A month from today, Sarah, Shelby, and I will be hitting the road for Texas. It is time for our annual “Drewfest” weekend, where Drew’s closest friends gather to remember him, celebrate him, and in general, have a fun time like the “good old days”.
Personally, this will be my fifth Drewfest. I’ve been part of them since 2015, a few months after meeting Sarah, and less than a year after Megan’s death. I wrote about the first one in a letter to Drew, right here, for Soaring Spirits, and coming up on this one, there are still many times when I feel like an “Outsider”.
I don’t ever get this feeling from Drew’s friends or family, and certainly not from Sarah. It still feels as if I’ve always been there when I’m with them. I was, am, and always will be thankful for the warmth and acceptance they’ve all shown me since day one.
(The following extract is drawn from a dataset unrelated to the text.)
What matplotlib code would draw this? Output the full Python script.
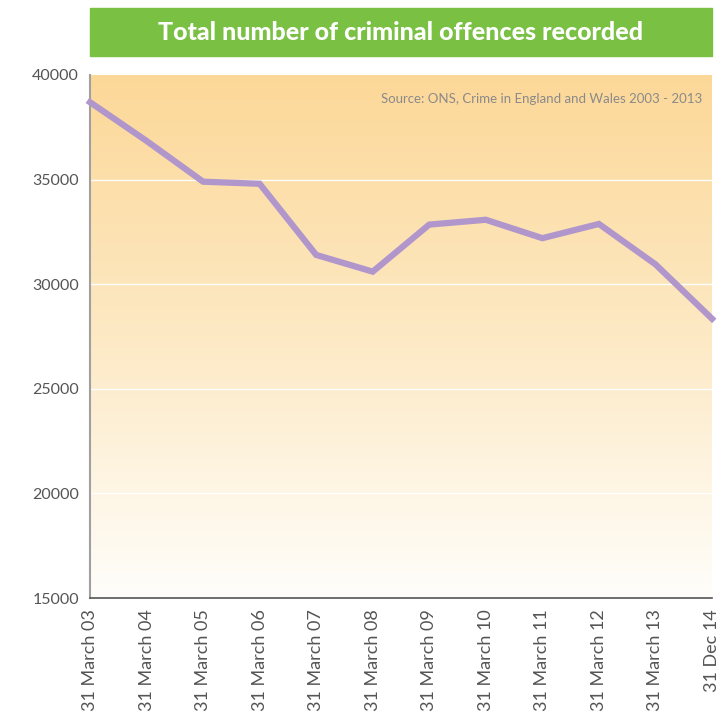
import numpy as np
import matplotlib.pyplot as plt
from matplotlib.colors import LinearSegmentedColormap
from matplotlib.patches import Rectangle

labels = ["31 March 03", "31 March 04", "31 March 05", "31 March 06", "31 March 07",
          "31 March 08", "31 March 09", "31 March 10", "31 March 11", "31 March 12",
          "31 March 13", "31 Dec 14"]
offences = [38700, 36850, 34900, 34800, 31400, 30600, 32850, 33080, 32200, 32880, 30950, 28350]
yticks = [15000, 20000, 25000, 30000, 35000, 40000]

plt.rcParams['font.family'] = ['Lato', 'DejaVu Sans']

fig = plt.figure(figsize=(7.24, 7.15), dpi=100)
ax = fig.add_axes([90/724, 1-598/715, 622/724, 523/715])

x = np.arange(len(labels))
ax.set_xlim(0, len(labels)-1)
ax.set_ylim(15000, 40000)

# gradient background, orange on top fading to white
cmap = LinearSegmentedColormap.from_list("bg", ["#fffefb", "#fde9c4", "#fcd898"])
grad = np.linspace(0, 1, 256).reshape(-1, 1)
ax.imshow(grad, aspect="auto", cmap=cmap, origin="lower",
          extent=[0, len(labels)-1, 15000, 40000], zorder=0)

for t in yticks[1:-1]:
    ax.axhline(t, color="white", lw=1, zorder=1)

ax.plot(x, offences, color="#b096cb", lw=4.5, solid_joinstyle="miter", zorder=3, clip_on=False)

ax.set_xticks(x)
ax.set_xticklabels(labels, rotation=90, fontsize=13, color="#555555")
ax.set_yticks(yticks)
ax.set_yticklabels([str(t) for t in yticks], fontsize=11.5, color="#555555")
ax.tick_params(length=0, pad=8)
ax.tick_params(axis="x", pad=8)

for s in ["top", "right"]:
    ax.spines[s].set_visible(False)
ax.spines["left"].set_color("#a0a0a0")
ax.spines["left"].set_linewidth(1.5)
ax.spines["bottom"].set_color("#555555")
ax.spines["bottom"].set_linewidth(1.2)

ax.text(0.985, 0.965, "Source: ONS, Crime in England and Wales 2003 - 2013",
        transform=ax.transAxes, ha="right", va="top", fontsize=9.5, color="#8a8a8a")

# green title band
fig.patches.append(Rectangle((90/724, 1-56/715), 622/724, 48/715,
                             transform=fig.transFigure, color="#79c043", zorder=0))
fig.text(401/724, 1-32/715, "Total number of criminal offences recorded",
         ha="center", va="center", fontsize=18, fontweight="black", color="white")

fig.savefig("out.png", dpi=100)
Sarah and I have been together longer than she ever knew Drew in the flesh, at this point. We’ve “progressed farther” than they did, as we’re engaged, if you prefer to track things that way. Sarah and I have lived together for almost 4 years now, and I may have had more “slumber parties” with his friends than he did, seeing as they all lived in the same city at one point, and we have to travel 1400 miles to hang out with each other.
I never personally knew Drew. I know his fiance, his best friends, his parents, his brother, his sister, his final resting place, and hell, I’ve even been to his flight school in Louisiana, almost by accident, on a trip back from Texas. I’ve walked the same ground he did, fired the same guns he did, slept in his bedroom, drove his truck, worn his clothes, and ultimately, love the same woman he did.
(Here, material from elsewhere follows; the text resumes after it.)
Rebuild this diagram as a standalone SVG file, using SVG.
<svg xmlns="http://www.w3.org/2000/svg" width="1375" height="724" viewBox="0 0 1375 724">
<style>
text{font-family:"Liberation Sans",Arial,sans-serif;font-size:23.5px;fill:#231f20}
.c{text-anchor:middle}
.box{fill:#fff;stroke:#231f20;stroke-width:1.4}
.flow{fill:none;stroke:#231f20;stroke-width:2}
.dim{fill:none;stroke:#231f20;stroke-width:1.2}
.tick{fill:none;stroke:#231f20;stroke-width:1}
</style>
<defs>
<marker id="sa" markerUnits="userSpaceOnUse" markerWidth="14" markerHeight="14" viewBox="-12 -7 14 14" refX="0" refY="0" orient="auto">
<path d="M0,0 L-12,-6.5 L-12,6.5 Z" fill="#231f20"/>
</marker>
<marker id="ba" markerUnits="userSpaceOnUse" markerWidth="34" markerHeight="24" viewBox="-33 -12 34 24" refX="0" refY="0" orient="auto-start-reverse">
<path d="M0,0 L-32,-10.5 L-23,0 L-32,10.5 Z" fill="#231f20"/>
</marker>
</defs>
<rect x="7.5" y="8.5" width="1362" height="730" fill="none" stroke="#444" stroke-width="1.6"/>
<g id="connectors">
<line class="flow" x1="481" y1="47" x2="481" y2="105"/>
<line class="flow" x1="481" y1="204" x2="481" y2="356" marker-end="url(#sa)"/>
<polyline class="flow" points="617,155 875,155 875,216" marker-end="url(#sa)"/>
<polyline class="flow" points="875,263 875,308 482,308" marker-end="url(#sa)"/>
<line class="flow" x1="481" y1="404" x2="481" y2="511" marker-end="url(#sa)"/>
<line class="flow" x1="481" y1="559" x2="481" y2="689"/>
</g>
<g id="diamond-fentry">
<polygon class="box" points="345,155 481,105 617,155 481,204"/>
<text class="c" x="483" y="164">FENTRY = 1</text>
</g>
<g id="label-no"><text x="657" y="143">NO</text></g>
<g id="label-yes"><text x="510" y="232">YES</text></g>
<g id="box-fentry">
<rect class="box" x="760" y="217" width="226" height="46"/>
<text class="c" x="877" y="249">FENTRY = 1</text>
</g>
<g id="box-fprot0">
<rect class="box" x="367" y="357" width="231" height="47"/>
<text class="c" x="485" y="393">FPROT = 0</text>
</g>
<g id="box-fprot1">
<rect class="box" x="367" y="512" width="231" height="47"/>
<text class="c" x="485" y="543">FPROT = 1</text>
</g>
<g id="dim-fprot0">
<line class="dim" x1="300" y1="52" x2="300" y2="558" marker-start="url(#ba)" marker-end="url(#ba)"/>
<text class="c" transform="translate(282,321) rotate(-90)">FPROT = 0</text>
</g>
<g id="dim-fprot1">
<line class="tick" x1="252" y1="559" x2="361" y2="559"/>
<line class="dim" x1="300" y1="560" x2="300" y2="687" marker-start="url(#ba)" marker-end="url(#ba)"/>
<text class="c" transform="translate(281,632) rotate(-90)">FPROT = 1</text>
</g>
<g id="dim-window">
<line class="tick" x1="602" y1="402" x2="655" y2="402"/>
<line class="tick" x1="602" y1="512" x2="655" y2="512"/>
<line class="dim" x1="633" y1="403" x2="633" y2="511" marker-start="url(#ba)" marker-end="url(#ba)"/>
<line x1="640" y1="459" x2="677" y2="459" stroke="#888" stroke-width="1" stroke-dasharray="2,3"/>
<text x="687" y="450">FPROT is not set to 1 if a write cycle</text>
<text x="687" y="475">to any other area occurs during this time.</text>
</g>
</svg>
I don’t have any stories to tell of him. I’ve heard them from others, but ultimately, there will never be a time when I can say “remember when Drew did…?”
That’s where the “outsider” feeling will always creep in. No matter how accepted I am, no matter whom I spend time with and grow increasingly closer with, I will always feel that there is this one major omission. This particular group wouldn’t even exist if it weren’t for Drew, and I wouldn’t be part of it had he not died. I can’t ever speak to his opinions, attitude, demeanor, or choices, because I wasn’t there when he had them. I never did any of those things I listed above WITH him.
We all like to think that I would have been fast friends with Drew, should the “situation” be different. But there’s always that chance that we could have hated each other’s guts. I mean, I’m more of a fisherman than a hunter. I prefer having 4 seasons in Ohio, rather than the two in Texas. He piloted helicopters...I jumped out of a perfectly good airplane by choice. I’m a Ford guy, he liked his Toyotas. Swenson’s is still better than Whataburger, no matter what Texans like to believe.
Hell, I “stole” his girl.
But at the same time, those are all minor things (well, being engaged to Sarah wouldn’t have been I guess). They’re ultimately meaningless to a friendship. Would I have been an outsider in this group if he was still around? Actually, probably not, other than geographic limitations. His best friends are now some of MY best friends. We just “mesh” well, and enjoy each other’s company.
I have got to imagine this is common amongst those of us that are in a relationship with a widow. Notwithstanding that I’m a widower myself, it’s still a complex thing to think about. I love his friends, family, and fiance, but I would never had met them had he not died. Just as Sarah would have never met me, Shelby, or my friends and family had Megan not died.
It’s not overwhelming. It’s not stressful, or generally uncomfortable, or even something I think about a lot...but it’s there. It always will be. Nobody else provokes this thought but me.
It’s only when a situation arises, where I somehow feel I’m supposed to be a “proxy” for Drew that it becomes uncomfortable. Again, that’s something I put upon myself. Nobody is asking me to think like he would have, but there are times that I feel I might be the most obvious person to weigh in on a subject as if I WAS Drew.
That’s not, and will never be, my place. I should always be the LAST person to speak to what his opinion or feeling would have been.
I will always be an outsider...but I’ll always be on the inside, looking out.